To get to the other side (suicide).
Why did the second hedgehog cross the road?
To see his flatmate.
How did the Mexican girl get pregnant? Her teacher told her to do his essay.
A man hits a woman with his car. Whose fault was it?
The man, why was he driving in the kitchen?
So little Susie came home and said, "Mom, little Johnny showed me his pecker."
And her mom said, "WHAT?!"
And little Susie was like, "Yeah, it reminded me of a peanut." Her mom said, "Oh, because it was so small?"
Susie said, "No, because it tasted salty."
What did the Nazi say when a doll hit his daughter?
A-doll Hitler!
Memes
Little Johnny said he wanted a coffee, so his mom said he can have one.
He got an espresso, not knowing "depresso" came with it.
What can Michael Jackson eat in his coffin?

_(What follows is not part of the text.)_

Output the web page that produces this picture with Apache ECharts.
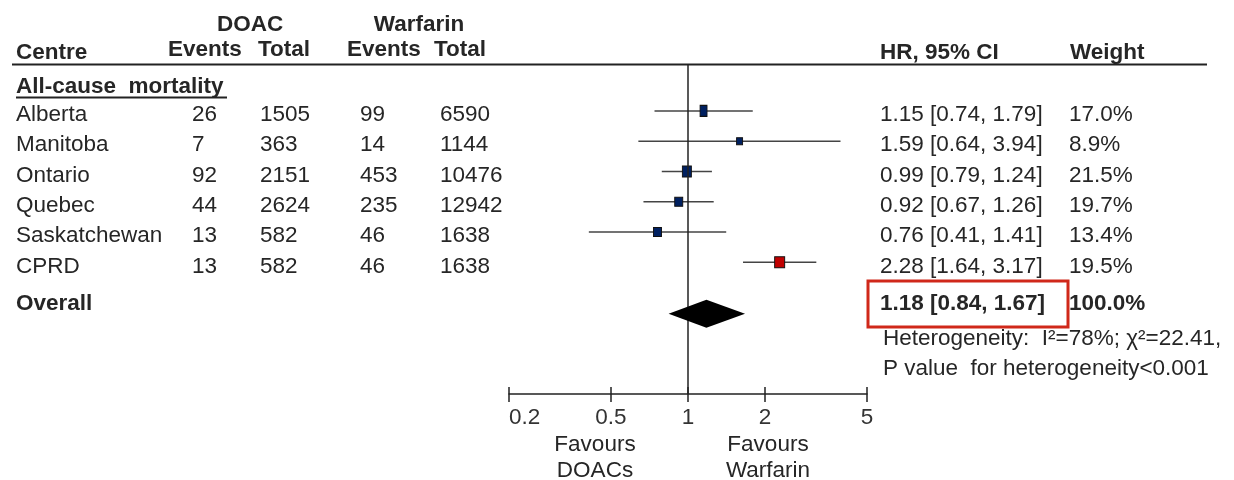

Nothing, only brown bread, what they call it! 😂😂😂
When you're banging the class slut and the school shooter says to leave his corpses alone.

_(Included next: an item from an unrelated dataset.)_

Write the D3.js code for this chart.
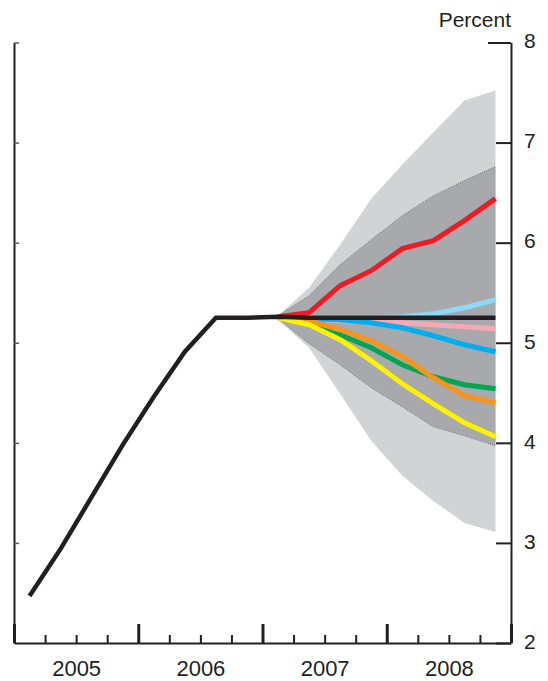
<!DOCTYPE html>
<html>
<head>
<meta charset="utf-8">
<script src="https://cdn.jsdelivr.net/npm/d3@7"></script>
<style>
  html, body { margin: 0; padding: 0; background: #fff; }
  svg { display: block; }
  text { font-family: "Liberation Sans", Arial, sans-serif; fill: #231f20; }
</style>
</head>
<body>
<svg id="chart" width="548" height="681"></svg>
<script>
// ---------------- DATA ----------------
const histQuarters = ["2005Q1","2005Q2","2005Q3","2005Q4","2006Q1","2006Q2","2006Q3","2006Q4",
                      "2007Q1","2007Q2","2007Q3","2007Q4","2008Q1","2008Q2","2008Q3","2008Q4"];
const fedFunds = [2.47, 2.94, 3.46, 3.98, 4.46, 4.91, 5.25, 5.25,
                  5.26, 5.25, 5.25, 5.25, 5.25, 5.25, 5.25, 5.25];

const fcQuarters = ["2007Q1","2007Q2","2007Q3","2007Q4","2008Q1","2008Q2","2008Q3","2008Q4"];
const outerUpper = [5.27, 5.55, 5.98, 6.44, 6.78, 7.10, 7.42, 7.52];
const innerUpper = [5.27, 5.47, 5.78, 6.03, 6.27, 6.47, 6.62, 6.76];
const innerLower = [5.24, 4.99, 4.78, 4.55, 4.36, 4.16, 4.07, 3.97];
const outerLower = [5.23, 4.95, 4.49, 4.02, 3.67, 3.42, 3.20, 3.11];

const skyPath    = [5.25, 5.25, 5.25, 5.25, 5.26, 5.29, 5.35, 5.43];
const pinkPath   = [5.25, 5.24, 5.22, 5.21, 5.20, 5.18, 5.16, 5.14];
const bluePath   = [5.25, 5.24, 5.23, 5.20, 5.15, 5.07, 4.98, 4.91];
const greenPath  = [5.25, 5.23, 5.08, 4.95, 4.78, 4.66, 4.58, 4.54];
const orangePath = [5.25, 5.22, 5.13, 5.02, 4.86, 4.65, 4.47, 4.40];
const yellowPath = [5.25, 5.18, 5.03, 4.82, 4.59, 4.39, 4.20, 4.06];
const redPath    = [5.26, 5.30, 5.57, 5.72, 5.94, 6.02, 6.22, 6.44];

const yearLabels = ["2005", "2006", "2007", "2008"];
const yTicks = [2, 3, 4, 5, 6, 7, 8];

// ---------------- LAYOUT ----------------
const svg = d3.select("#chart");
const ink = "#231f20";
const x = d3.scaleLinear().domain([2005, 2009]).range([14, 511]);
const y = d3.scaleLinear().domain([2, 8]).range([643, 42.5]);
const qx = q => { const yr = +q.slice(0, 4), n = +q.slice(5); return yr + (n - 0.5) / 4; };

// ---------------- FAN ----------------
const fc = fcQuarters.map((q, i) => ({
  t: qx(q), oU: outerUpper[i], iU: innerUpper[i], iL: innerLower[i], oL: outerLower[i]
}));
svg.append("path").datum(fc)
  .attr("fill", "#d1d3d4")
  .attr("d", d3.area().x(d => x(d.t)).y0(d => y(d.oL)).y1(d => y(d.oU)));
svg.append("path").datum(fc)
  .attr("fill", "#a7a9ac")
  .attr("d", d3.area().x(d => x(d.t)).y0(d => y(d.iL)).y1(d => y(d.iU)));
["iU", "iL"].forEach(k => {
  svg.append("path").datum(fc)
    .attr("fill", "none").attr("stroke", "#58595b")
    .attr("stroke-width", 0.7).attr("stroke-dasharray", "1,1.2")
    .attr("d", d3.line().x(d => x(d.t)).y(d => y(d[k])));
});

// ---------------- PATH LINES ----------------
const line = d3.line().x(d => x(d[0])).y(d => y(d[1]));
const series = [
  [skyPath, "#8ed8f8"],
  [pinkPath, "#f5a8b5"],
  [bluePath, "#00aeef"],
  [greenPath, "#00a651"],
  [orangePath, "#f7941d"],
  [yellowPath, "#fff200"],
  [redPath, "#ed1c24"]
];
series.forEach(([vals, col]) => {
  svg.append("path")
    .datum(fcQuarters.map((q, i) => [qx(q), vals[i]]))
    .attr("fill", "none").attr("stroke", col)
    .attr("stroke-width", 5).attr("stroke-linejoin", "miter")
    .attr("d", line);
});

svg.append("path")
  .datum(histQuarters.map((q, i) => [qx(q), fedFunds[i]]))
  .attr("fill", "none").attr("stroke", ink)
  .attr("stroke-width", 4.5).attr("stroke-linejoin", "miter")
  .attr("d", line);

// ---------------- AXES ----------------
// left axis (small inward ticks, no labels)
const gL = svg.append("g").attr("transform", `translate(${x(2005)},0)`)
  .call(d3.axisRight(y).tickValues(yTicks.slice(1)).tickSizeInner(5).tickSizeOuter(0).tickFormat(""));
gL.select(".domain").attr("stroke", ink).attr("stroke-width", 2);
gL.selectAll(".tick line").attr("stroke", "#58595b").attr("stroke-width", 1.5);

// right axis (ticks inward, labels outside)
const gR = svg.append("g").attr("transform", `translate(${x(2009)},0)`)
  .call(d3.axisRight(y).tickValues(yTicks).tickSizeInner(-15).tickSizeOuter(0).tickPadding(13).tickFormat(d3.format("d")));
gR.select(".domain").attr("stroke", ink).attr("stroke-width", 2);
gR.selectAll(".tick line").attr("stroke", ink).attr("stroke-width", 2)
  .filter(d => d === 8).attr("x2", -23);
gR.selectAll(".tick text").attr("font-size", 21).attr("dy", "0.25em")
  .style("font-family", "'Liberation Sans', Arial, sans-serif").attr("fill", ink);

svg.append("text").attr("x", 511).attr("y", 27).attr("text-anchor", "end")
  .attr("font-size", 21).text("Percent");

// bottom axis: minor (quarter) ticks
const qBounds = d3.range(0, 17).map(i => 2005 + i / 4);
const gB1 = svg.append("g").attr("transform", `translate(0,${y(2)})`)
  .call(d3.axisBottom(x).tickValues(qBounds.filter((d, i) => i % 4 !== 0)).tickSizeInner(-8).tickSizeOuter(0).tickFormat(""));
gB1.select(".domain").attr("stroke", ink).attr("stroke-width", 2);
gB1.selectAll(".tick line").attr("stroke", ink).attr("stroke-width", 2);

// bottom axis: major (year) ticks
const gB2 = svg.append("g").attr("transform", `translate(0,${y(2)})`)
  .call(d3.axisBottom(x).tickValues(qBounds.filter((d, i) => i % 4 === 0)).tickSizeInner(-19).tickSizeOuter(0).tickFormat(""));
gB2.select(".domain").remove();
gB2.selectAll(".tick line").attr("stroke", ink).attr("stroke-width", 3);

// year labels
const gB3 = svg.append("g").attr("transform", `translate(0,${y(2)})`)
  .call(d3.axisBottom(x).tickValues(yearLabels.map(s => +s + 0.5)).tickSize(0).tickPadding(17).tickFormat((d, i) => yearLabels[i]));
gB3.select(".domain").remove();
gB3.selectAll(".tick text").attr("font-size", 22)
  .style("font-family", "'Liberation Sans', Arial, sans-serif").attr("fill", ink);
</script>
</body>
</html>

Stephen Hawking isn't dead; his update is just laggy because he is too far from the WiFi box.
How did Billy find out he was in a minefield?

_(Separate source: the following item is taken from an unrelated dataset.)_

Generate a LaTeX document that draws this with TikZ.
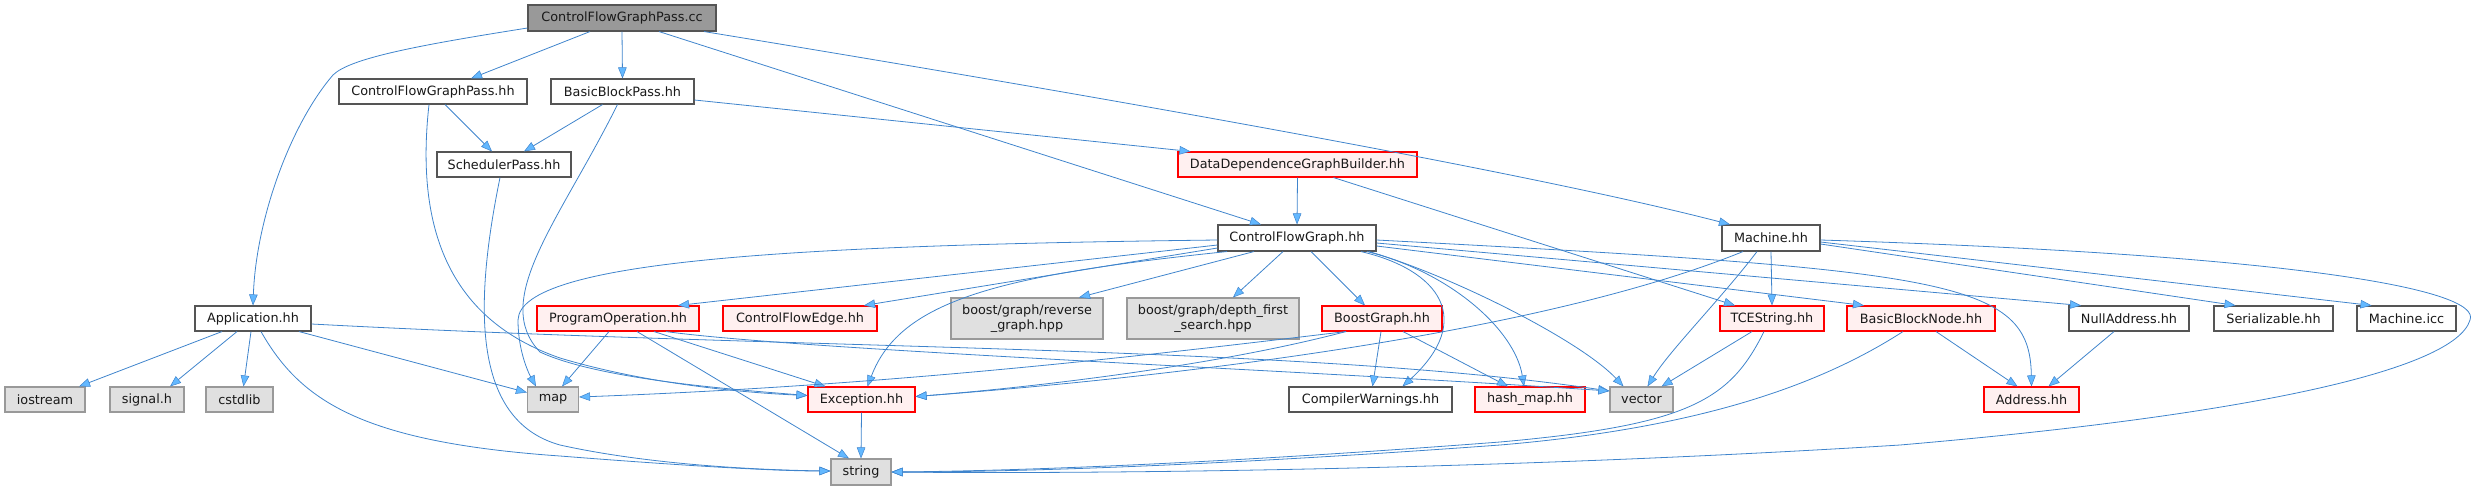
\documentclass[tikz,border=0pt]{standalone}
\usepackage{fontspec}
\setmainfont{DejaVu Sans}
\usetikzlibrary{arrows.meta}
\definecolor{edgec}{HTML}{3F84CC}
\definecolor{arrowc}{HTML}{63B8FF}
\definecolor{nborder}{HTML}{555555}
\definecolor{gborder}{HTML}{999999}
\definecolor{gfill}{HTML}{E0E0E0}
\definecolor{rfill}{HTML}{FFF0F0}
\definecolor{rootfill}{HTML}{999999}
\begin{document}
\begin{tikzpicture}[x=1pt,y=-1pt,
  box/.style={rectangle,inner sep=0pt,minimum height=25pt,line width=1.1pt,
     font=\fontsize{12.8}{14.5}\selectfont,text=black!90,align=center},
  wbox/.style={box,draw=nborder,fill=white},
  gbox/.style={box,draw=gborder,fill=gfill},
  rbox/.style={box,draw=red,fill=rfill},
  rootbox/.style={box,draw=nborder,fill=rootfill,minimum height=26pt},
  edge/.style={draw=edgec,line width=0.8pt,
     -{Triangle[length=11pt,width=8.5pt,color=edgec,fill=arrowc,line width=0.5pt]}}]
\useasboundingbox (0,0) rectangle (2482,491);
% nodes
\node[rootbox,minimum width=188pt] (root) at (622,18) {ControlFlowGraphPass.cc};
\node[wbox,minimum width=188pt] (cfgp) at (433,91.5) {ControlFlowGraphPass.hh};
\node[wbox,minimum width=143pt] (bbp) at (622.5,91.5) {BasicBlockPass.hh};
\node[wbox,minimum width=134pt] (sp) at (504,164.5) {SchedulerPass.hh};
\node[rbox,minimum width=239pt] (ddgb) at (1297.5,164.5) {DataDependenceGraphBuilder.hh};
\node[wbox,minimum width=158pt,minimum height=26pt] (cfg) at (1297,238) {ControlFlowGraph.hh};
\node[wbox,minimum width=98pt,minimum height=26pt] (mach) at (1771,238) {Machine.hh};
\node[wbox,minimum width=116pt] (app) at (253,318.5) {Application.hh};
\node[rbox,minimum width=162pt] (po) at (618,318.5) {ProgramOperation.hh};
\node[rbox,minimum width=154pt] (cfe) at (800,318.5) {ControlFlowEdge.hh};
\node[gbox,minimum width=152pt,minimum height=41pt] (rev) at (1027,318.5) {boost/graph/reverse\\\_graph.hpp};
\node[gbox,minimum width=172pt,minimum height=41pt] (dfs) at (1213,318.5) {boost/graph/depth\_first\\\_search.hpp};
\node[rbox,minimum width=120pt] (bg) at (1382,318.5) {BoostGraph.hh};
\node[rbox,minimum width=104pt] (tce) at (1772,318.5) {TCEString.hh};
\node[rbox,minimum width=148pt] (bbn) at (1921,318.5) {BasicBlockNode.hh};
\node[wbox,minimum width=120pt] (nul) at (2129,318.5) {NullAddress.hh};
\node[wbox,minimum width=119pt] (ser) at (2273.5,318.5) {Serializable.hh};
\node[wbox,minimum width=99pt] (micc) at (2406.5,318.5) {Machine.icc};
\node[gbox,minimum width=80pt] (ios) at (45,399.5) {iostream};
\node[gbox,minimum width=74pt] (sig) at (147,399.5) {signal.h};
\node[gbox,minimum width=67pt] (cstd) at (239.5,399.5) {cstdlib};
\node[gbox,minimum width=51pt] (map) at (553,399.5) {map};
\node[rbox,minimum width=107pt] (exc) at (861.5,399.5) {Exception.hh};
\node[gbox,minimum width=60pt,minimum height=26pt] (str) at (861,472) {string};
\node[wbox,minimum width=163pt] (cw) at (1370.5,399.5) {CompilerWarnings.hh};
\node[rbox,minimum width=110pt] (hm) at (1530,399.5) {hash\_map.hh};
\node[gbox,minimum width=63pt] (vec) at (1641.5,399.5) {vector};
\node[rbox,minimum width=95pt] (addr) at (2031.5,399.5) {Address.hh};
% edges from root
\draw[edge] ([yshift=-10pt]root.west) .. controls (420,45) and (350,58) .. (333,75) .. controls (290,125) and (256,220) .. (app.north);
\draw[edge] ([xshift=-32pt]root.south) -- ([xshift=38pt]cfgp.north);
\draw[edge] (root.south) -- (bbp.north);
\draw[edge] ([xshift=37pt]root.south) -- ([xshift=-36pt]cfg.north);
\draw[edge] ([xshift=82pt]root.south) .. controls (1000,80) and (1500,165) .. ([xshift=-41pt]mach.north);
% ControlFlowGraphPass.hh
\draw[edge] ([xshift=12pt]cfgp.south) -- ([xshift=-12pt]sp.north);
\draw[edge] ([xshift=-4pt]cfgp.south) .. controls (415,230) and (450,320) .. (560,358) .. controls (650,385) and (750,393) .. ([yshift=4pt]exc.west);
% SchedulerPass.hh
\draw[edge] ([xshift=-4pt]sp.south) .. controls (475,300) and (470,420) .. (560,445) .. controls (650,465) and (760,470) .. ([yshift=1pt]str.west);
% BasicBlockPass.hh
\draw[edge] ([xshift=-20pt]bbp.south) -- ([xshift=20pt]sp.north);
\draw[edge] ([yshift=-8.5pt]bbp.east) -- ([xshift=-107pt]ddgb.north);
\draw[edge] ([xshift=-5pt]bbp.south) .. controls (560,220) and (490,300) .. (540,352) .. controls (600,380) and (740,390) .. ([yshift=4pt]exc.west);
% DataDependenceGraphBuilder.hh
\draw[edge] (ddgb.south) -- (cfg.north);
\draw[edge] ([xshift=36pt]ddgb.south) -- ([xshift=-37pt]tce.north);
% ControlFlowGraph.hh
\draw[edge] ([yshift=-2pt]cfg.west) .. controls (800,245) and (520,260) .. (518,320) .. controls (518,350) and (528,372) .. ([xshift=-17pt]map.north);
\draw[edge] ([yshift=-7pt]cfg.west) -- ([xshift=60pt]po.north);
\draw[edge] ([yshift=-10pt]cfg.west) -- ([xshift=64pt]cfe.north);
\draw[edge] ([xshift=-70pt]cfg.south) .. controls (1000,275) and (900,300) .. ([xshift=6pt]exc.north);
\draw[edge] ([xshift=-43pt]cfg.south) -- ([xshift=52pt]rev.north);
\draw[edge] ([xshift=-14pt]cfg.south) -- ([xshift=20pt]dfs.north);
\draw[edge] ([xshift=14pt]cfg.south) -- ([xshift=-17pt]bg.north);
\draw[edge] ([xshift=64pt]cfg.south) .. controls (1440,270) and (1475,320) .. ([xshift=32pt]cw.north);
\draw[edge] ([xshift=70pt]cfg.south) .. controls (1450,272) and (1515,330) .. ([xshift=-6pt]hm.north);
\draw[edge] ([xshift=72pt]cfg.south) .. controls (1450,275) and (1580,340) .. ([xshift=-18pt]vec.north);
\draw[edge] ([yshift=-8pt]cfg.east) -- ([xshift=-57pt]bbn.north);
\draw[edge] ([yshift=-5pt]cfg.east) -- ([xshift=-48pt]nul.north);
\draw[edge] ([yshift=-2pt]cfg.east) .. controls (1950,270) and (2030,280) .. (addr.north);
% Machine.hh
\draw[edge] (mach.south) -- (tce.north);
\draw[edge] ([xshift=-14pt]mach.south) .. controls (1720,300) and (1670,350) .. ([xshift=6pt]vec.north);
\draw[edge] ([xshift=-28pt]mach.south) .. controls (1550,330) and (1200,375) .. ([yshift=3pt]exc.east);
\draw[edge] ([yshift=-6pt]mach.east) -- ([xshift=-38pt]ser.north);
\draw[edge] ([yshift=-4pt]mach.east) -- ([xshift=-35pt]micc.north);
\draw[edge] ([yshift=-2pt]mach.east) .. controls (2300,255) and (2482,290) .. (2470,320) .. controls (2455,370) and (2250,415) .. (1900,445) .. controls (1500,470) and (1100,474) .. (str.east);
% TCEString.hh
\draw[edge] ([xshift=-20pt]tce.south) -- ([xshift=20pt]vec.north);
\draw[edge] ([xshift=-8pt]tce.south) .. controls (1730,400) and (1690,425) .. (1500,442) .. controls (1200,465) and (1000,471) .. (str.east);
% BasicBlockNode.hh
\draw[edge] ([xshift=-18pt]bbn.south) .. controls (1820,385) and (1700,428) .. (1500,445) .. controls (1200,467) and (1000,472) .. (str.east);
\draw[edge] ([xshift=15pt]bbn.south) -- ([xshift=-14pt]addr.north);
% NullAddress.hh
\draw[edge] ([xshift=-15pt]nul.south) -- ([xshift=17pt]addr.north);
% Application.hh
\draw[edge] ([xshift=-31pt]app.south) -- ([xshift=34pt]ios.north);
\draw[edge] ([xshift=-16pt]app.south) -- ([xshift=23pt]sig.north);
\draw[edge] ([xshift=-2pt]app.south) -- ([xshift=4pt]cstd.north);
\draw[edge] ([xshift=46pt]app.south) -- ([yshift=7pt]map.west);
\draw[edge] ([xshift=8pt]app.south) .. controls (300,400) and (360,442) .. (560,456) .. controls (700,467) and (780,471) .. ([yshift=1pt]str.west);
\draw[edge] ([yshift=-5.5pt]app.east) .. controls (800,350) and (1300,345) .. ([yshift=8.5pt]vec.west);
% ProgramOperation.hh
\draw[edge] ([xshift=-9pt]po.south) -- ([xshift=9pt]map.north);
\draw[edge] ([xshift=19pt]po.south) -- ([xshift=-12pt]str.north);
\draw[edge] ([xshift=36pt]po.south) -- ([xshift=-36pt]exc.north);
\draw[edge] ([xshift=48pt]po.south) .. controls (800,350) and (1300,370) .. ([yshift=8.5pt]vec.west);
% BoostGraph.hh
\draw[edge] ([xshift=-36pt]bg.south) .. controls (1150,355) and (900,385) .. ([yshift=2.5pt]map.east);
\draw[edge] ([xshift=-36pt]bg.south) .. controls (1200,370) and (1000,390) .. ([yshift=3pt]exc.east);
\draw[edge] ([xshift=-1pt]bg.south) -- ([xshift=2pt]cw.north);
\draw[edge] ([xshift=21pt]bg.south) -- ([xshift=-22pt]hm.north);
% Exception.hh
\draw[edge] (exc.south) -- (str.north);
\end{tikzpicture}
\end{document}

He saw his dad's corpse holding a jug of milk.
Why did the Oreo go to the dentist?
Because he lost his filling.
What's the last thing that went through Curt Cobain's mind?
His teeth.
My boss said she would've loved to meet Bill Cosby as a child. I don't get why I'm getting arrested. I was just making sure his dream came true.
There was a kid crying. I asked him where his parents were. He cried more. I love working at an orphanage.
The warden gave them a choice of three ways to die: to be shot, to be hung, or to be injected with the AIDS virus for a slow death.
So the German said, "Shoot me right in the head." Boom, he was dead instantly.
Then the Italian said, "Just hang me." Snap, he was dead.
Then the Irishman said, "Give me some of that AIDS stuff." They gave him the shot, and the Irishman fell down laughing. The guards looked at each other and wondered what was wrong with this guy.
Then the Irishman said, "Give me another one of those shots," so the guards did. Now he was laughing so hard, tears rolled from his eyes and he doubled over.
Finally, the warden said, "What is wrong with you?"
The Irishman replied, "You guys are so stupid... I'm wearing a condom!"
Three people explored the jungles, one was from France, one from Britain, and the other from America.
While exploring, they were captured by the tribe living there. The tribesmen told the three, "You three have invaded our territory, so we must kill you and use your bodies to create canoes. However, we aren't that heartless, so we'll let you choose your deaths."
So the French guy asked for a gun, pointed to his head, and said "Viva la France!" and shot himself. The Britain guy requested poison and said, "For the Queen!" and drank the poison. Lastly, the American asked for a spoon. The tribesmen were confused but still gave him the spoon. When the American got the spoon, he started stabbing himself, "Try make a canoe out of this one!"
I think my dad's gay because he goes out with his mates to get milk but never returns.
How do you make an orphan's hands bleed?
You tell it to clap until his/her parents are back.
My grandpa said my generation relies too much on technology.
Then I unplugged his life support. :)
Friend: Hi, orphan.
Orphan: Tell me a yo momma joke.
Friend: ummm
Orphan: Exactly, U can't.
Friend: Yo momma so disappointed she left!